▸ **WHAT NEEDS TO BE DONE**
Extract all of the entries and give them again, word for word.

+ + +

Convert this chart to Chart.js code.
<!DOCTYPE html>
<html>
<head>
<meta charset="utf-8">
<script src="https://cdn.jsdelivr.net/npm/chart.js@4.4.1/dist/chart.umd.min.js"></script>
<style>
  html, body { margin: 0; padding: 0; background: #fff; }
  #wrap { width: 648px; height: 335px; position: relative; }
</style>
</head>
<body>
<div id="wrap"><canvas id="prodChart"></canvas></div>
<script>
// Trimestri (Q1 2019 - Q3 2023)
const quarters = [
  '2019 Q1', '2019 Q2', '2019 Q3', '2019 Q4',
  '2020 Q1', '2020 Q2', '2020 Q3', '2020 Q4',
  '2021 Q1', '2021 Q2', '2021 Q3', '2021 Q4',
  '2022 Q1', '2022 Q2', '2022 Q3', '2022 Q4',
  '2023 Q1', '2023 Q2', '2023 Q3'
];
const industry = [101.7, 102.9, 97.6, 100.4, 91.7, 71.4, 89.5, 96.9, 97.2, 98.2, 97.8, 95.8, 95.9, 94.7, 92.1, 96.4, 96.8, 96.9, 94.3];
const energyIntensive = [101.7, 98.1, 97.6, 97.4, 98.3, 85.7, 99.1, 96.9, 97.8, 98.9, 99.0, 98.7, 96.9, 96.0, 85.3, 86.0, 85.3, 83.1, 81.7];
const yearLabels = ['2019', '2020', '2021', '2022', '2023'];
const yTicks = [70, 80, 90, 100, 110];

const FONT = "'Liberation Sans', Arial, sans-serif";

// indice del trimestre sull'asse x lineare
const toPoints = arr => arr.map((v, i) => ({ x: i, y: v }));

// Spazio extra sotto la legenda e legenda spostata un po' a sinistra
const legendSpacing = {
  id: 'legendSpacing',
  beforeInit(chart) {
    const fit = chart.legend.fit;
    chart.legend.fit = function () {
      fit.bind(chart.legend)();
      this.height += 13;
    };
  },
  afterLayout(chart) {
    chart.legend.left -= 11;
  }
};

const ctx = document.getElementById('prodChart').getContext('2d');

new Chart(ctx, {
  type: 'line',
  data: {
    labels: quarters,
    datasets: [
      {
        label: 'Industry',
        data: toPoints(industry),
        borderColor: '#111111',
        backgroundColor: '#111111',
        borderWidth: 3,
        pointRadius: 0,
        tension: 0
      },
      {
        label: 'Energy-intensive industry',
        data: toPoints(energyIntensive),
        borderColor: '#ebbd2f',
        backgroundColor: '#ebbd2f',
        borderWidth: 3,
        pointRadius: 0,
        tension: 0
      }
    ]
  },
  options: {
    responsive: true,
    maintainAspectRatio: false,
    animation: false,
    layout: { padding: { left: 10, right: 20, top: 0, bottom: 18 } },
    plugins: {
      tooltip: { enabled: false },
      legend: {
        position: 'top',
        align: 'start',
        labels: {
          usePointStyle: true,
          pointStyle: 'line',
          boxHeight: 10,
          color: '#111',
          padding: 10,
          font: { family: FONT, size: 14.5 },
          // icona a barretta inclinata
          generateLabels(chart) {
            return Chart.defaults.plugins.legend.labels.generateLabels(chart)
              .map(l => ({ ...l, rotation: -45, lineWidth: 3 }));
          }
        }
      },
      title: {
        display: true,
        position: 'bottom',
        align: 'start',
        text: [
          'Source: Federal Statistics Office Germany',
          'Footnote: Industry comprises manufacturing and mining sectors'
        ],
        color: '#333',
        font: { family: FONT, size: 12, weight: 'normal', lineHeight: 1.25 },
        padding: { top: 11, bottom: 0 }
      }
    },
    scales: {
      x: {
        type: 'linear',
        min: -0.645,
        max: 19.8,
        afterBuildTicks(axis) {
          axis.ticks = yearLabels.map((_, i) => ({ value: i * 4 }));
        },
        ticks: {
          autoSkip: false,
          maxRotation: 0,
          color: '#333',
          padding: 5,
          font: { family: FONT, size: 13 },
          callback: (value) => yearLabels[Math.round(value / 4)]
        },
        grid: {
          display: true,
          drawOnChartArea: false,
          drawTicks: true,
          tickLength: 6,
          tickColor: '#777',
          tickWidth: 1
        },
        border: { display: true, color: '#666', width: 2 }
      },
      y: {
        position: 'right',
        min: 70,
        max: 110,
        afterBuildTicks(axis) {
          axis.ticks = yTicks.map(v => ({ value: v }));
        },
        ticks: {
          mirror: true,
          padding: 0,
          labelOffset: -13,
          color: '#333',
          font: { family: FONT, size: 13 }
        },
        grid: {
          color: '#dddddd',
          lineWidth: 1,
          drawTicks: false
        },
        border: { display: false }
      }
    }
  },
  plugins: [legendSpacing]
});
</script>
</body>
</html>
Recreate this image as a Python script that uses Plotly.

+ + +

▸ **TASK RESPONSE**
Convert this chart to Chart.js code.
<!DOCTYPE html>
<html>
<head>
<meta charset="utf-8">
<script src="https://cdn.jsdelivr.net/npm/chart.js@4.4.1/dist/chart.umd.min.js"></script>
<style>
  html, body { margin: 0; padding: 0; background: #fff; }
  #wrap { width: 648px; height: 335px; position: relative; }
</style>
</head>
<body>
<div id="wrap"><canvas id="prodChart"></canvas></div>
<script>
// Trimestri (Q1 2019 - Q3 2023)
const quarters = [
  '2019 Q1', '2019 Q2', '2019 Q3', '2019 Q4',
  '2020 Q1', '2020 Q2', '2020 Q3', '2020 Q4',
  '2021 Q1', '2021 Q2', '2021 Q3', '2021 Q4',
  '2022 Q1', '2022 Q2', '2022 Q3', '2022 Q4',
  '2023 Q1', '2023 Q2', '2023 Q3'
];
const industry = [101.7, 102.9, 97.6, 100.4, 91.7, 71.4, 89.5, 96.9, 97.2, 98.2, 97.8, 95.8, 95.9, 94.7, 92.1, 96.4, 96.8, 96.9, 94.3];
const energyIntensive = [101.7, 98.1, 97.6, 97.4, 98.3, 85.7, 99.1, 96.9, 97.8, 98.9, 99.0, 98.7, 96.9, 96.0, 85.3, 86.0, 85.3, 83.1, 81.7];
const yearLabels = ['2019', '2020', '2021', '2022', '2023'];
const yTicks = [70, 80, 90, 100, 110];

const FONT = "'Liberation Sans', Arial, sans-serif";

// indice del trimestre sull'asse x lineare
const toPoints = arr => arr.map((v, i) => ({ x: i, y: v }));

// Spazio extra sotto la legenda e legenda spostata un po' a sinistra
const legendSpacing = {
  id: 'legendSpacing',
  beforeInit(chart) {
    const fit = chart.legend.fit;
    chart.legend.fit = function () {
      fit.bind(chart.legend)();
      this.height += 13;
    };
  },
  afterLayout(chart) {
    chart.legend.left -= 11;
  }
};

const ctx = document.getElementById('prodChart').getContext('2d');

new Chart(ctx, {
  type: 'line',
  data: {
    labels: quarters,
    datasets: [
      {
        label: 'Industry',
        data: toPoints(industry),
        borderColor: '#111111',
        backgroundColor: '#111111',
        borderWidth: 3,
        pointRadius: 0,
        tension: 0
      },
      {
        label: 'Energy-intensive industry',
        data: toPoints(energyIntensive),
        borderColor: '#ebbd2f',
        backgroundColor: '#ebbd2f',
        borderWidth: 3,
        pointRadius: 0,
        tension: 0
      }
    ]
  },
  options: {
    responsive: true,
    maintainAspectRatio: false,
    animation: false,
    layout: { padding: { left: 10, right: 20, top: 0, bottom: 18 } },
    plugins: {
      tooltip: { enabled: false },
      legend: {
        position: 'top',
        align: 'start',
        labels: {
          usePointStyle: true,
          pointStyle: 'line',
          boxHeight: 10,
          color: '#111',
          padding: 10,
          font: { family: FONT, size: 14.5 },
          // icona a barretta inclinata
          generateLabels(chart) {
            return Chart.defaults.plugins.legend.labels.generateLabels(chart)
              .map(l => ({ ...l, rotation: -45, lineWidth: 3 }));
          }
        }
      },
      title: {
        display: true,
        position: 'bottom',
        align: 'start',
        text: [
          'Source: Federal Statistics Office Germany',
          'Footnote: Industry comprises manufacturing and mining sectors'
        ],
        color: '#333',
        font: { family: FONT, size: 12, weight: 'normal', lineHeight: 1.25 },
        padding: { top: 11, bottom: 0 }
      }
    },
    scales: {
      x: {
        type: 'linear',
        min: -0.645,
        max: 19.8,
        afterBuildTicks(axis) {
          axis.ticks = yearLabels.map((_, i) => ({ value: i * 4 }));
        },
        ticks: {
          autoSkip: false,
          maxRotation: 0,
          color: '#333',
          padding: 5,
          font: { family: FONT, size: 13 },
          callback: (value) => yearLabels[Math.round(value / 4)]
        },
        grid: {
          display: true,
          drawOnChartArea: false,
          drawTicks: true,
          tickLength: 6,
          tickColor: '#777',
          tickWidth: 1
        },
        border: { display: true, color: '#666', width: 2 }
      },
      y: {
        position: 'right',
        min: 70,
        max: 110,
        afterBuildTicks(axis) {
          axis.ticks = yTicks.map(v => ({ value: v }));
        },
        ticks: {
          mirror: true,
          padding: 0,
          labelOffset: -13,
          color: '#333',
          font: { family: FONT, size: 13 }
        },
        grid: {
          color: '#dddddd',
          lineWidth: 1,
          drawTicks: false
        },
        border: { display: false }
      }
    }
  },
  plugins: [legendSpacing]
});
</script>
</body>
</html>
Recreate this image as a Python script that uses Plotly.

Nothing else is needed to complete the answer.